> **Instructions to follow**: Copy the data that follows, character for character, minus the pictures.

::::

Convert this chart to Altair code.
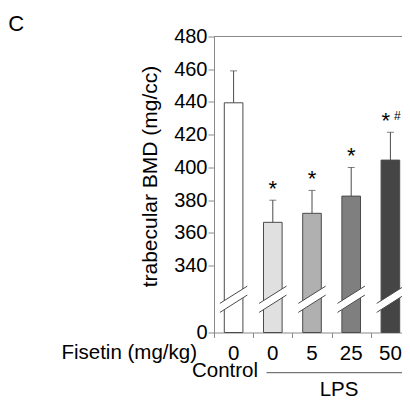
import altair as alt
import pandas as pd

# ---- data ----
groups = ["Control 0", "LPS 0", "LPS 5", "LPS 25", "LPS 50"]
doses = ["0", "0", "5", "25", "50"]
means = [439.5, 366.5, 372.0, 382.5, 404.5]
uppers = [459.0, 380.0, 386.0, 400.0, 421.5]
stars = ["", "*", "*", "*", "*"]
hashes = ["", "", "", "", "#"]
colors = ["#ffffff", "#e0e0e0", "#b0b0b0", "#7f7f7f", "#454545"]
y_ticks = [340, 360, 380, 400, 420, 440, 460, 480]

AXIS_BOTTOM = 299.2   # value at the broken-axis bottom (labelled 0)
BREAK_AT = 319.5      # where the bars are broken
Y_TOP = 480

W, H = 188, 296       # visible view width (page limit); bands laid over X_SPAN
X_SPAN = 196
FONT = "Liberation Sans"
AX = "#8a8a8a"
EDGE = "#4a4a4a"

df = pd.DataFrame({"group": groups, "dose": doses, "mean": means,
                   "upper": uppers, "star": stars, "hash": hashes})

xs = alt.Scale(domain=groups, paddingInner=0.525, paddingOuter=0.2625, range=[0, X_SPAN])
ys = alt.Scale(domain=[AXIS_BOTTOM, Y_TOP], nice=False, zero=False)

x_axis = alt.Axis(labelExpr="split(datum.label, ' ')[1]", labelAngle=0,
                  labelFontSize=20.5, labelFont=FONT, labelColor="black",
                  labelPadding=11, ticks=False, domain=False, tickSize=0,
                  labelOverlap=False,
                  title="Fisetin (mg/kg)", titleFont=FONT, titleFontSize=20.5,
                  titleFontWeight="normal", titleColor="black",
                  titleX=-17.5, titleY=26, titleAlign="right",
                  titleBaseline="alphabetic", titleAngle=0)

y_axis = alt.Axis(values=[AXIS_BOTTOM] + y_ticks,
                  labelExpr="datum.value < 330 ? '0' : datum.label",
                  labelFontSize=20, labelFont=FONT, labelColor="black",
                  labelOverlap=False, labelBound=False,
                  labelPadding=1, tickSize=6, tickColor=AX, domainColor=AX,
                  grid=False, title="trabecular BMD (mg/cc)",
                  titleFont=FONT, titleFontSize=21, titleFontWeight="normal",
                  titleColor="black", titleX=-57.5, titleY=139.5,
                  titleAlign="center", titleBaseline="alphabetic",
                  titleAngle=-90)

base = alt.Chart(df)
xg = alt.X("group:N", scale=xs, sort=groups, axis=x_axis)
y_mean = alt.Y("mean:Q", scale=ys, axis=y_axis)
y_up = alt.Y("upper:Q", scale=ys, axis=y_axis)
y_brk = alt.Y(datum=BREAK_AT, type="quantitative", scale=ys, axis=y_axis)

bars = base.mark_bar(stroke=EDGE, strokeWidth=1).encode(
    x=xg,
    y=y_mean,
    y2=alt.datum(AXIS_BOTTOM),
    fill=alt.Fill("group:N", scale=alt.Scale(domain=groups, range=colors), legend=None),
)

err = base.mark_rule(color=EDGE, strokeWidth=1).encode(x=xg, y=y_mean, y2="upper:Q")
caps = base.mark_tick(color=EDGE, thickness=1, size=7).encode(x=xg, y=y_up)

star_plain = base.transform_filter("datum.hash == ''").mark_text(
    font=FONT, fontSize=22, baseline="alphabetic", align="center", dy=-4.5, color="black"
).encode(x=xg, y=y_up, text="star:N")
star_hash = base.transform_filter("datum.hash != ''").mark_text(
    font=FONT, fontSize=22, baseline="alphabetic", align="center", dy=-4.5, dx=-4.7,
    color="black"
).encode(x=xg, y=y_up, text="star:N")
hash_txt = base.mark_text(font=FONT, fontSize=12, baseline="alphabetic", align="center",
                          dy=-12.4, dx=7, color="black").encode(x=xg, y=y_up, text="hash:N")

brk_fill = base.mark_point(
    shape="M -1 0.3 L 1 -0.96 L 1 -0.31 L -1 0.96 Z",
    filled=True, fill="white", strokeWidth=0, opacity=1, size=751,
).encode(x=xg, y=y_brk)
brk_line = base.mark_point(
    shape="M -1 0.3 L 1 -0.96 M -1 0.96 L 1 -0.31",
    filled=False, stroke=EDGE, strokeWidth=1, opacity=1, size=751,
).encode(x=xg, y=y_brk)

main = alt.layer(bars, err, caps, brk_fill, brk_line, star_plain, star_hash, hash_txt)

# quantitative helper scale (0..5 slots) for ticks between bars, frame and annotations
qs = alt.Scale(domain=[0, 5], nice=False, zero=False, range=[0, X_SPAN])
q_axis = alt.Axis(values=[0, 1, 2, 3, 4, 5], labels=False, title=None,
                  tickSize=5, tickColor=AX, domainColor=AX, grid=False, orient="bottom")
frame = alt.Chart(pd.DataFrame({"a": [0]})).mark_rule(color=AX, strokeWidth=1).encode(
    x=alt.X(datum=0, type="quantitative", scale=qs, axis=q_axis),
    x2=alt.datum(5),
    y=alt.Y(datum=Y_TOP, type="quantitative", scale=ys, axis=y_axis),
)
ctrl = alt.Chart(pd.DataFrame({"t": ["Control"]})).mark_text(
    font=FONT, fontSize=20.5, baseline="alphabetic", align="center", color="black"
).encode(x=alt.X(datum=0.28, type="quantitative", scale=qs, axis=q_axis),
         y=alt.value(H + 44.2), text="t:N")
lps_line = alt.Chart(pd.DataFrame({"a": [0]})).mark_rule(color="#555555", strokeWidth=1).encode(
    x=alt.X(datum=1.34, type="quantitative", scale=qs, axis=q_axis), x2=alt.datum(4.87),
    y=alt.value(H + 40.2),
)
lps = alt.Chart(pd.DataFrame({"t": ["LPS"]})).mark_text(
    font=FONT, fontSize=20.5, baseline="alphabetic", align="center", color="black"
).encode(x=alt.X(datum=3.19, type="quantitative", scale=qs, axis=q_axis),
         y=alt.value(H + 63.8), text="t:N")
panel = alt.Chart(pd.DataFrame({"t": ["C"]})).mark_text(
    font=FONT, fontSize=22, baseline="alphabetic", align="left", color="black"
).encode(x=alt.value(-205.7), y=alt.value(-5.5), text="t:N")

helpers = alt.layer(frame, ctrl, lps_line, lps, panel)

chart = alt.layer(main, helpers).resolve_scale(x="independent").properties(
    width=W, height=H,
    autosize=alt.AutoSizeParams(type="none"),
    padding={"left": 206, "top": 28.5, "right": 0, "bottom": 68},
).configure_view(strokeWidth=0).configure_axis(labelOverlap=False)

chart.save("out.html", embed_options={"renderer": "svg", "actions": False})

::::

> **Written response**:
Convert this chart to Altair code.
import altair as alt
import pandas as pd

# ---- data ----
groups = ["Control 0", "LPS 0", "LPS 5", "LPS 25", "LPS 50"]
doses = ["0", "0", "5", "25", "50"]
means = [439.5, 366.5, 372.0, 382.5, 404.5]
uppers = [459.0, 380.0, 386.0, 400.0, 421.5]
stars = ["", "*", "*", "*", "*"]
hashes = ["", "", "", "", "#"]
colors = ["#ffffff", "#e0e0e0", "#b0b0b0", "#7f7f7f", "#454545"]
y_ticks = [340, 360, 380, 400, 420, 440, 460, 480]

AXIS_BOTTOM = 299.2   # value at the broken-axis bottom (labelled 0)
BREAK_AT = 319.5      # where the bars are broken
Y_TOP = 480

W, H = 188, 296       # visible view width (page limit); bands laid over X_SPAN
X_SPAN = 196
FONT = "Liberation Sans"
AX = "#8a8a8a"
EDGE = "#4a4a4a"

df = pd.DataFrame({"group": groups, "dose": doses, "mean": means,
                   "upper": uppers, "star": stars, "hash": hashes})

xs = alt.Scale(domain=groups, paddingInner=0.525, paddingOuter=0.2625, range=[0, X_SPAN])
ys = alt.Scale(domain=[AXIS_BOTTOM, Y_TOP], nice=False, zero=False)

x_axis = alt.Axis(labelExpr="split(datum.label, ' ')[1]", labelAngle=0,
                  labelFontSize=20.5, labelFont=FONT, labelColor="black",
                  labelPadding=11, ticks=False, domain=False, tickSize=0,
                  labelOverlap=False,
                  title="Fisetin (mg/kg)", titleFont=FONT, titleFontSize=20.5,
                  titleFontWeight="normal", titleColor="black",
                  titleX=-17.5, titleY=26, titleAlign="right",
                  titleBaseline="alphabetic", titleAngle=0)

y_axis = alt.Axis(values=[AXIS_BOTTOM] + y_ticks,
                  labelExpr="datum.value < 330 ? '0' : datum.label",
                  labelFontSize=20, labelFont=FONT, labelColor="black",
                  labelOverlap=False, labelBound=False,
                  labelPadding=1, tickSize=6, tickColor=AX, domainColor=AX,
                  grid=False, title="trabecular BMD (mg/cc)",
                  titleFont=FONT, titleFontSize=21, titleFontWeight="normal",
                  titleColor="black", titleX=-57.5, titleY=139.5,
                  titleAlign="center", titleBaseline="alphabetic",
                  titleAngle=-90)

base = alt.Chart(df)
xg = alt.X("group:N", scale=xs, sort=groups, axis=x_axis)
y_mean = alt.Y("mean:Q", scale=ys, axis=y_axis)
y_up = alt.Y("upper:Q", scale=ys, axis=y_axis)
y_brk = alt.Y(datum=BREAK_AT, type="quantitative", scale=ys, axis=y_axis)

bars = base.mark_bar(stroke=EDGE, strokeWidth=1).encode(
    x=xg,
    y=y_mean,
    y2=alt.datum(AXIS_BOTTOM),
    fill=alt.Fill("group:N", scale=alt.Scale(domain=groups, range=colors), legend=None),
)

err = base.mark_rule(color=EDGE, strokeWidth=1).encode(x=xg, y=y_mean, y2="upper:Q")
caps = base.mark_tick(color=EDGE, thickness=1, size=7).encode(x=xg, y=y_up)

star_plain = base.transform_filter("datum.hash == ''").mark_text(
    font=FONT, fontSize=22, baseline="alphabetic", align="center", dy=-4.5, color="black"
).encode(x=xg, y=y_up, text="star:N")
star_hash = base.transform_filter("datum.hash != ''").mark_text(
    font=FONT, fontSize=22, baseline="alphabetic", align="center", dy=-4.5, dx=-4.7,
    color="black"
).encode(x=xg, y=y_up, text="star:N")
hash_txt = base.mark_text(font=FONT, fontSize=12, baseline="alphabetic", align="center",
                          dy=-12.4, dx=7, color="black").encode(x=xg, y=y_up, text="hash:N")

brk_fill = base.mark_point(
    shape="M -1 0.3 L 1 -0.96 L 1 -0.31 L -1 0.96 Z",
    filled=True, fill="white", strokeWidth=0, opacity=1, size=751,
).encode(x=xg, y=y_brk)
brk_line = base.mark_point(
    shape="M -1 0.3 L 1 -0.96 M -1 0.96 L 1 -0.31",
    filled=False, stroke=EDGE, strokeWidth=1, opacity=1, size=751,
).encode(x=xg, y=y_brk)

main = alt.layer(bars, err, caps, brk_fill, brk_line, star_plain, star_hash, hash_txt)

# quantitative helper scale (0..5 slots) for ticks between bars, frame and annotations
qs = alt.Scale(domain=[0, 5], nice=False, zero=False, range=[0, X_SPAN])
q_axis = alt.Axis(values=[0, 1, 2, 3, 4, 5], labels=False, title=None,
                  tickSize=5, tickColor=AX, domainColor=AX, grid=False, orient="bottom")
frame = alt.Chart(pd.DataFrame({"a": [0]})).mark_rule(color=AX, strokeWidth=1).encode(
    x=alt.X(datum=0, type="quantitative", scale=qs, axis=q_axis),
    x2=alt.datum(5),
    y=alt.Y(datum=Y_TOP, type="quantitative", scale=ys, axis=y_axis),
)
ctrl = alt.Chart(pd.DataFrame({"t": ["Control"]})).mark_text(
    font=FONT, fontSize=20.5, baseline="alphabetic", align="center", color="black"
).encode(x=alt.X(datum=0.28, type="quantitative", scale=qs, axis=q_axis),
         y=alt.value(H + 44.2), text="t:N")
lps_line = alt.Chart(pd.DataFrame({"a": [0]})).mark_rule(color="#555555", strokeWidth=1).encode(
    x=alt.X(datum=1.34, type="quantitative", scale=qs, axis=q_axis), x2=alt.datum(4.87),
    y=alt.value(H + 40.2),
)
lps = alt.Chart(pd.DataFrame({"t": ["LPS"]})).mark_text(
    font=FONT, fontSize=20.5, baseline="alphabetic", align="center", color="black"
).encode(x=alt.X(datum=3.19, type="quantitative", scale=qs, axis=q_axis),
         y=alt.value(H + 63.8), text="t:N")
panel = alt.Chart(pd.DataFrame({"t": ["C"]})).mark_text(
    font=FONT, fontSize=22, baseline="alphabetic", align="left", color="black"
).encode(x=alt.value(-205.7), y=alt.value(-5.5), text="t:N")

helpers = alt.layer(frame, ctrl, lps_line, lps, panel)

chart = alt.layer(main, helpers).resolve_scale(x="independent").properties(
    width=W, height=H,
    autosize=alt.AutoSizeParams(type="none"),
    padding={"left": 206, "top": 28.5, "right": 0, "bottom": 68},
).configure_view(strokeWidth=0).configure_axis(labelOverlap=False)

chart.save("out.html", embed_options={"renderer": "svg", "actions": False})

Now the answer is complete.